> **Task brief**
Please repeat all of the listing exactly.

> **Source material**
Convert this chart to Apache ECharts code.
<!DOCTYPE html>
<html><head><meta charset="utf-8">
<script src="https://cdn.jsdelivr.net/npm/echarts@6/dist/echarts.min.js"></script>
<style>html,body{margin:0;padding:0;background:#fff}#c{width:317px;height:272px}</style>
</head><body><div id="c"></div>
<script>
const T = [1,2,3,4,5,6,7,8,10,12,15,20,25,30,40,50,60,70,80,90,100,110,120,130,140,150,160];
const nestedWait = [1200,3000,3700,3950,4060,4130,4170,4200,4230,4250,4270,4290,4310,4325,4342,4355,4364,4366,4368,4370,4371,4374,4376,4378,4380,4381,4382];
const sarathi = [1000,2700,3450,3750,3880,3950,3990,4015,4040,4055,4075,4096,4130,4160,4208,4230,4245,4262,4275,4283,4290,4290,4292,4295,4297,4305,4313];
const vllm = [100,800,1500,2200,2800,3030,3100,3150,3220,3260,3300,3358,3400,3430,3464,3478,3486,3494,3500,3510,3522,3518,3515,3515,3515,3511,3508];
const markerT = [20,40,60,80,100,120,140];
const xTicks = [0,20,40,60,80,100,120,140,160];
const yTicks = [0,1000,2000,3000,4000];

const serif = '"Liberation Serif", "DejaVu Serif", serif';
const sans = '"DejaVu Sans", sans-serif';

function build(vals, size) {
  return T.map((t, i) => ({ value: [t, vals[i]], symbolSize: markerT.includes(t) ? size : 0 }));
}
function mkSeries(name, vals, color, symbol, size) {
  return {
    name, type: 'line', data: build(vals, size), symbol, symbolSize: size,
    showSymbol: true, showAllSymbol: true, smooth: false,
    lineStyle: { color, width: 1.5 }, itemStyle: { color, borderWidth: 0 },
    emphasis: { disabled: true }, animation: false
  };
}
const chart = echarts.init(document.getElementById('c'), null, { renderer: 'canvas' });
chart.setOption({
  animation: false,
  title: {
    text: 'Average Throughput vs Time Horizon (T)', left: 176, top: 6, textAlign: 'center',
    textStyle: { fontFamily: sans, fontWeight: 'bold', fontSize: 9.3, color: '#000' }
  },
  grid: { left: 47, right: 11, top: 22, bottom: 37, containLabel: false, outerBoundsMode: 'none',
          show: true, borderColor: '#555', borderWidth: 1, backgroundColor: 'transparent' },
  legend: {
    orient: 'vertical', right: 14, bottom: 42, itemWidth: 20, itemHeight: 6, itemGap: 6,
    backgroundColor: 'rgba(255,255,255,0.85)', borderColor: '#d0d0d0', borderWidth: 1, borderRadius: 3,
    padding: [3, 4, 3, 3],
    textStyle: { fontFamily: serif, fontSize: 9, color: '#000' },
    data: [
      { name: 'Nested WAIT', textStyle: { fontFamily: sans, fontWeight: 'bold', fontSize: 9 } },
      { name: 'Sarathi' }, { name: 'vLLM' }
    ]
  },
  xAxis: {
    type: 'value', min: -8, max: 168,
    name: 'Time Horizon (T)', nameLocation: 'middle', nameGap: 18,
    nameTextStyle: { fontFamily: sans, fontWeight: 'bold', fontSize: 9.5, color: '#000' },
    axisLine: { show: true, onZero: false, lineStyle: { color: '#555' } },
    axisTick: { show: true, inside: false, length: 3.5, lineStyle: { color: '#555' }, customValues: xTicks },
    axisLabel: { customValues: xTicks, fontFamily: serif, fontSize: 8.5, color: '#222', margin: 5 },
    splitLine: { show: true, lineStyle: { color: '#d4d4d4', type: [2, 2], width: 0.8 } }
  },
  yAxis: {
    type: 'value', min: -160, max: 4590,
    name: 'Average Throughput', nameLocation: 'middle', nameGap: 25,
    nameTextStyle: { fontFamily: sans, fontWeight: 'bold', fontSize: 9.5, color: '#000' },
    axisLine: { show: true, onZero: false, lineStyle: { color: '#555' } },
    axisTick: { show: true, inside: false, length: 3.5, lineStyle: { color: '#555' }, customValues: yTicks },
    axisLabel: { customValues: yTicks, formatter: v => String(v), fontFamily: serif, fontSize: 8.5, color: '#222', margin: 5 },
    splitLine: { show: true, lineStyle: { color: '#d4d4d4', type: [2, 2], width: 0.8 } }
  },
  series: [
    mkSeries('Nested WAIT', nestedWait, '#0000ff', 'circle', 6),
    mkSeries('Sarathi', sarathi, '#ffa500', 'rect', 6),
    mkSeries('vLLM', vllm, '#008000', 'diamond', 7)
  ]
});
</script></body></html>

> **Problem solution**
Convert this chart to Apache ECharts code.
<!DOCTYPE html>
<html><head><meta charset="utf-8">
<script src="https://cdn.jsdelivr.net/npm/echarts@6/dist/echarts.min.js"></script>
<style>html,body{margin:0;padding:0;background:#fff}#c{width:317px;height:272px}</style>
</head><body><div id="c"></div>
<script>
const T = [1,2,3,4,5,6,7,8,10,12,15,20,25,30,40,50,60,70,80,90,100,110,120,130,140,150,160];
const nestedWait = [1200,3000,3700,3950,4060,4130,4170,4200,4230,4250,4270,4290,4310,4325,4342,4355,4364,4366,4368,4370,4371,4374,4376,4378,4380,4381,4382];
const sarathi = [1000,2700,3450,3750,3880,3950,3990,4015,4040,4055,4075,4096,4130,4160,4208,4230,4245,4262,4275,4283,4290,4290,4292,4295,4297,4305,4313];
const vllm = [100,800,1500,2200,2800,3030,3100,3150,3220,3260,3300,3358,3400,3430,3464,3478,3486,3494,3500,3510,3522,3518,3515,3515,3515,3511,3508];
const markerT = [20,40,60,80,100,120,140];
const xTicks = [0,20,40,60,80,100,120,140,160];
const yTicks = [0,1000,2000,3000,4000];

const serif = '"Liberation Serif", "DejaVu Serif", serif';
const sans = '"DejaVu Sans", sans-serif';

function build(vals, size) {
  return T.map((t, i) => ({ value: [t, vals[i]], symbolSize: markerT.includes(t) ? size : 0 }));
}
function mkSeries(name, vals, color, symbol, size) {
  return {
    name, type: 'line', data: build(vals, size), symbol, symbolSize: size,
    showSymbol: true, showAllSymbol: true, smooth: false,
    lineStyle: { color, width: 1.5 }, itemStyle: { color, borderWidth: 0 },
    emphasis: { disabled: true }, animation: false
  };
}
const chart = echarts.init(document.getElementById('c'), null, { renderer: 'canvas' });
chart.setOption({
  animation: false,
  title: {
    text: 'Average Throughput vs Time Horizon (T)', left: 176, top: 6, textAlign: 'center',
    textStyle: { fontFamily: sans, fontWeight: 'bold', fontSize: 9.3, color: '#000' }
  },
  grid: { left: 47, right: 11, top: 22, bottom: 37, containLabel: false, outerBoundsMode: 'none',
          show: true, borderColor: '#555', borderWidth: 1, backgroundColor: 'transparent' },
  legend: {
    orient: 'vertical', right: 14, bottom: 42, itemWidth: 20, itemHeight: 6, itemGap: 6,
    backgroundColor: 'rgba(255,255,255,0.85)', borderColor: '#d0d0d0', borderWidth: 1, borderRadius: 3,
    padding: [3, 4, 3, 3],
    textStyle: { fontFamily: serif, fontSize: 9, color: '#000' },
    data: [
      { name: 'Nested WAIT', textStyle: { fontFamily: sans, fontWeight: 'bold', fontSize: 9 } },
      { name: 'Sarathi' }, { name: 'vLLM' }
    ]
  },
  xAxis: {
    type: 'value', min: -8, max: 168,
    name: 'Time Horizon (T)', nameLocation: 'middle', nameGap: 18,
    nameTextStyle: { fontFamily: sans, fontWeight: 'bold', fontSize: 9.5, color: '#000' },
    axisLine: { show: true, onZero: false, lineStyle: { color: '#555' } },
    axisTick: { show: true, inside: false, length: 3.5, lineStyle: { color: '#555' }, customValues: xTicks },
    axisLabel: { customValues: xTicks, fontFamily: serif, fontSize: 8.5, color: '#222', margin: 5 },
    splitLine: { show: true, lineStyle: { color: '#d4d4d4', type: [2, 2], width: 0.8 } }
  },
  yAxis: {
    type: 'value', min: -160, max: 4590,
    name: 'Average Throughput', nameLocation: 'middle', nameGap: 25,
    nameTextStyle: { fontFamily: sans, fontWeight: 'bold', fontSize: 9.5, color: '#000' },
    axisLine: { show: true, onZero: false, lineStyle: { color: '#555' } },
    axisTick: { show: true, inside: false, length: 3.5, lineStyle: { color: '#555' }, customValues: yTicks },
    axisLabel: { customValues: yTicks, formatter: v => String(v), fontFamily: serif, fontSize: 8.5, color: '#222', margin: 5 },
    splitLine: { show: true, lineStyle: { color: '#d4d4d4', type: [2, 2], width: 0.8 } }
  },
  series: [
    mkSeries('Nested WAIT', nestedWait, '#0000ff', 'circle', 6),
    mkSeries('Sarathi', sarathi, '#ffa500', 'rect', 6),
    mkSeries('vLLM', vllm, '#008000', 'diamond', 7)
  ]
});
</script></body></html>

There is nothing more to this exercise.